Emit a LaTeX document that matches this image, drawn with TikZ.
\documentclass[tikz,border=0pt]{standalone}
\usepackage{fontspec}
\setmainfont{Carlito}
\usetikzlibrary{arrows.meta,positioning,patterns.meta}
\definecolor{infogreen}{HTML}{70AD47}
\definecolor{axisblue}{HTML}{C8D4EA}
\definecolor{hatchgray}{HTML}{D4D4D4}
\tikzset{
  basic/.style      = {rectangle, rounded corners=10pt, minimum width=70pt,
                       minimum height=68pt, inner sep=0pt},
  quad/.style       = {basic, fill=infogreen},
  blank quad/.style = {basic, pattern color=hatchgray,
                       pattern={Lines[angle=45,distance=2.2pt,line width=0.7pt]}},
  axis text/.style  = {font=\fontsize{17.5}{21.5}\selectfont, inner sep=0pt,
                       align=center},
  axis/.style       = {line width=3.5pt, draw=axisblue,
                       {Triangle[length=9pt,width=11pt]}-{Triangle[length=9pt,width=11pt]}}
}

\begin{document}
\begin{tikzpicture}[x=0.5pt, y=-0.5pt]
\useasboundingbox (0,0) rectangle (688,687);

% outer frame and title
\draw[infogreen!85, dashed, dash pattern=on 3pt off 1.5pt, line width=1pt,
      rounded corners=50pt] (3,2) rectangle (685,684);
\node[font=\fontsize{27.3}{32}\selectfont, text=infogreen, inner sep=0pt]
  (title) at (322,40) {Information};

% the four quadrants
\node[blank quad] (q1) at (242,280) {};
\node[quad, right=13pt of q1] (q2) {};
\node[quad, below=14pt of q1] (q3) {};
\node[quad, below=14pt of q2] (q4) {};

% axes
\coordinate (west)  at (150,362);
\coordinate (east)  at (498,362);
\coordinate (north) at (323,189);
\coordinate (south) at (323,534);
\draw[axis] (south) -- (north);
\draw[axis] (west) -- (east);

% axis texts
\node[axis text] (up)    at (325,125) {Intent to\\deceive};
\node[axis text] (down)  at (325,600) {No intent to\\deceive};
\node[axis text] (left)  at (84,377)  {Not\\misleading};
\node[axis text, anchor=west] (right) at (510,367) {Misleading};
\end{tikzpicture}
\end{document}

************

=== Exercise brief ===
Quote the whole listing above, leaving nothing out.

=== Result ===
Emit a LaTeX document that matches this image, drawn with TikZ.
\documentclass[tikz,border=0pt]{standalone}
\usepackage{fontspec}
\setmainfont{Carlito}
\usetikzlibrary{arrows.meta,positioning,patterns.meta}
\definecolor{infogreen}{HTML}{70AD47}
\definecolor{axisblue}{HTML}{C8D4EA}
\definecolor{hatchgray}{HTML}{D4D4D4}
\tikzset{
  basic/.style      = {rectangle, rounded corners=10pt, minimum width=70pt,
                       minimum height=68pt, inner sep=0pt},
  quad/.style       = {basic, fill=infogreen},
  blank quad/.style = {basic, pattern color=hatchgray,
                       pattern={Lines[angle=45,distance=2.2pt,line width=0.7pt]}},
  axis text/.style  = {font=\fontsize{17.5}{21.5}\selectfont, inner sep=0pt,
                       align=center},
  axis/.style       = {line width=3.5pt, draw=axisblue,
                       {Triangle[length=9pt,width=11pt]}-{Triangle[length=9pt,width=11pt]}}
}

\begin{document}
\begin{tikzpicture}[x=0.5pt, y=-0.5pt]
\useasboundingbox (0,0) rectangle (688,687);

% outer frame and title
\draw[infogreen!85, dashed, dash pattern=on 3pt off 1.5pt, line width=1pt,
      rounded corners=50pt] (3,2) rectangle (685,684);
\node[font=\fontsize{27.3}{32}\selectfont, text=infogreen, inner sep=0pt]
  (title) at (322,40) {Information};

% the four quadrants
\node[blank quad] (q1) at (242,280) {};
\node[quad, right=13pt of q1] (q2) {};
\node[quad, below=14pt of q1] (q3) {};
\node[quad, below=14pt of q2] (q4) {};

% axes
\coordinate (west)  at (150,362);
\coordinate (east)  at (498,362);
\coordinate (north) at (323,189);
\coordinate (south) at (323,534);
\draw[axis] (south) -- (north);
\draw[axis] (west) -- (east);

% axis texts
\node[axis text] (up)    at (325,125) {Intent to\\deceive};
\node[axis text] (down)  at (325,600) {No intent to\\deceive};
\node[axis text] (left)  at (84,377)  {Not\\misleading};
\node[axis text, anchor=west] (right) at (510,367) {Misleading};
\end{tikzpicture}
\end{document}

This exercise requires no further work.